Material provided -

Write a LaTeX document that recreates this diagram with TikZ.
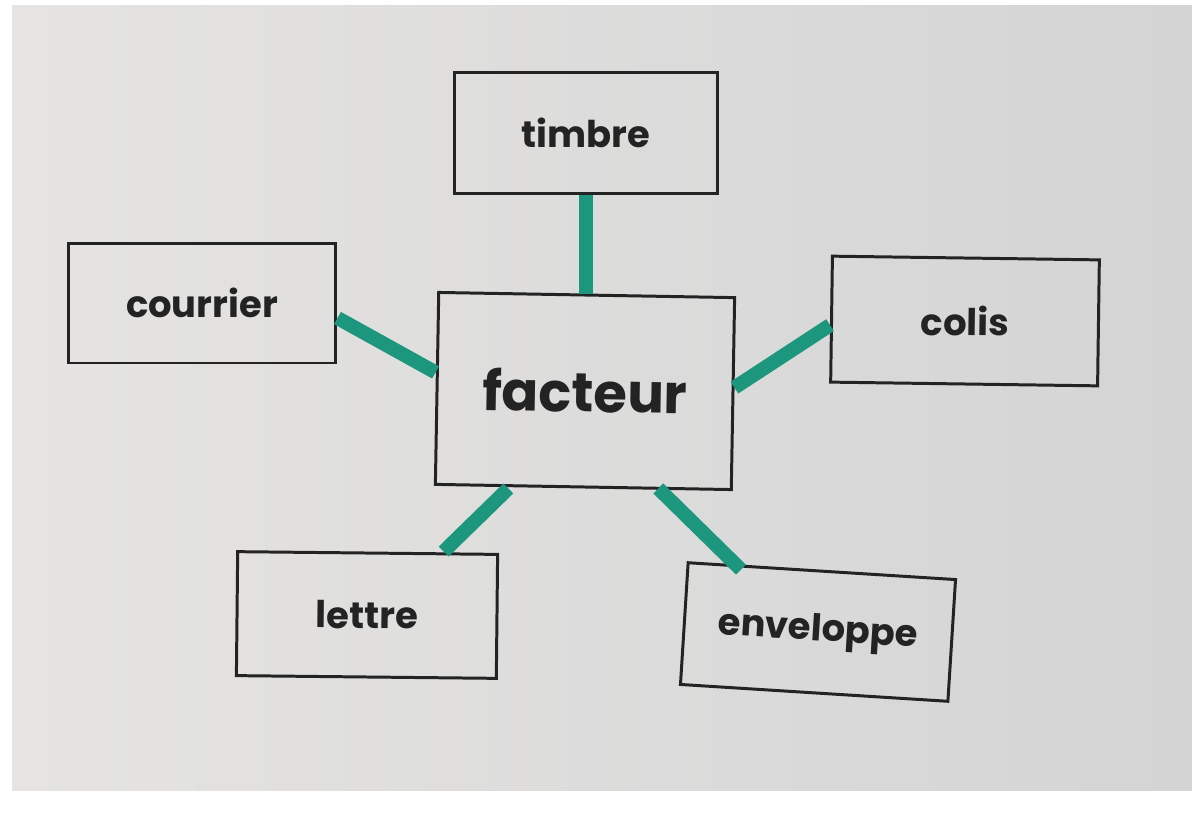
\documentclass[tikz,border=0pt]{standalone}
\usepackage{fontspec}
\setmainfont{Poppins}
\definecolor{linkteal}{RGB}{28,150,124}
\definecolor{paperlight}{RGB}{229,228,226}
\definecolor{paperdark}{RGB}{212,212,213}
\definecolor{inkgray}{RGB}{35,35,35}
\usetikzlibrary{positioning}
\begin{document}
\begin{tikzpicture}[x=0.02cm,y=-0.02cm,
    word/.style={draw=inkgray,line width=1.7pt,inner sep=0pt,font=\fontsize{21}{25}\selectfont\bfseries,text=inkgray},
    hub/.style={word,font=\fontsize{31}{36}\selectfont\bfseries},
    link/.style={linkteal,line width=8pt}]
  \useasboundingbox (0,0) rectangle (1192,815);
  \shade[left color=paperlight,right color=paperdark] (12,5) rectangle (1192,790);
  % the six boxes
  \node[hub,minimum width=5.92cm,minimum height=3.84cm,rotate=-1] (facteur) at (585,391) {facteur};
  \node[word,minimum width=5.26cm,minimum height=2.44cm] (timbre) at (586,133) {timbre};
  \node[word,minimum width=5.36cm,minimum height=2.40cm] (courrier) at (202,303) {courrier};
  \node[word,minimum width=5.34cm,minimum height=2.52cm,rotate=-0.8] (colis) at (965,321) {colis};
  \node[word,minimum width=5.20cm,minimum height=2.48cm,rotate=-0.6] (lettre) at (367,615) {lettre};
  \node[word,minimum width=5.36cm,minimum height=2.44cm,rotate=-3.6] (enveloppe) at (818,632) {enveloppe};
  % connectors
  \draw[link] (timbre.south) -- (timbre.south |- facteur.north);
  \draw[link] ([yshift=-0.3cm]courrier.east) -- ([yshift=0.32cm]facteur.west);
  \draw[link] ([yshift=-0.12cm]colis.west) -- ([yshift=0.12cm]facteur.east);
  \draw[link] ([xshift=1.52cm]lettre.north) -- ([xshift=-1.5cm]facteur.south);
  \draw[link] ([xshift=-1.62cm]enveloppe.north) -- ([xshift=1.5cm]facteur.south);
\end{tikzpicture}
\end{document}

Work required - Restate the data above word for word. Skip every picture.

Full output -
Write a LaTeX document that recreates this diagram with TikZ.
\documentclass[tikz,border=0pt]{standalone}
\usepackage{fontspec}
\setmainfont{Poppins}
\definecolor{linkteal}{RGB}{28,150,124}
\definecolor{paperlight}{RGB}{229,228,226}
\definecolor{paperdark}{RGB}{212,212,213}
\definecolor{inkgray}{RGB}{35,35,35}
\usetikzlibrary{positioning}
\begin{document}
\begin{tikzpicture}[x=0.02cm,y=-0.02cm,
    word/.style={draw=inkgray,line width=1.7pt,inner sep=0pt,font=\fontsize{21}{25}\selectfont\bfseries,text=inkgray},
    hub/.style={word,font=\fontsize{31}{36}\selectfont\bfseries},
    link/.style={linkteal,line width=8pt}]
  \useasboundingbox (0,0) rectangle (1192,815);
  \shade[left color=paperlight,right color=paperdark] (12,5) rectangle (1192,790);
  % the six boxes
  \node[hub,minimum width=5.92cm,minimum height=3.84cm,rotate=-1] (facteur) at (585,391) {facteur};
  \node[word,minimum width=5.26cm,minimum height=2.44cm] (timbre) at (586,133) {timbre};
  \node[word,minimum width=5.36cm,minimum height=2.40cm] (courrier) at (202,303) {courrier};
  \node[word,minimum width=5.34cm,minimum height=2.52cm,rotate=-0.8] (colis) at (965,321) {colis};
  \node[word,minimum width=5.20cm,minimum height=2.48cm,rotate=-0.6] (lettre) at (367,615) {lettre};
  \node[word,minimum width=5.36cm,minimum height=2.44cm,rotate=-3.6] (enveloppe) at (818,632) {enveloppe};
  % connectors
  \draw[link] (timbre.south) -- (timbre.south |- facteur.north);
  \draw[link] ([yshift=-0.3cm]courrier.east) -- ([yshift=0.32cm]facteur.west);
  \draw[link] ([yshift=-0.12cm]colis.west) -- ([yshift=0.12cm]facteur.east);
  \draw[link] ([xshift=1.52cm]lettre.north) -- ([xshift=-1.5cm]facteur.south);
  \draw[link] ([xshift=-1.62cm]enveloppe.north) -- ([xshift=1.5cm]facteur.south);
\end{tikzpicture}
\end{document}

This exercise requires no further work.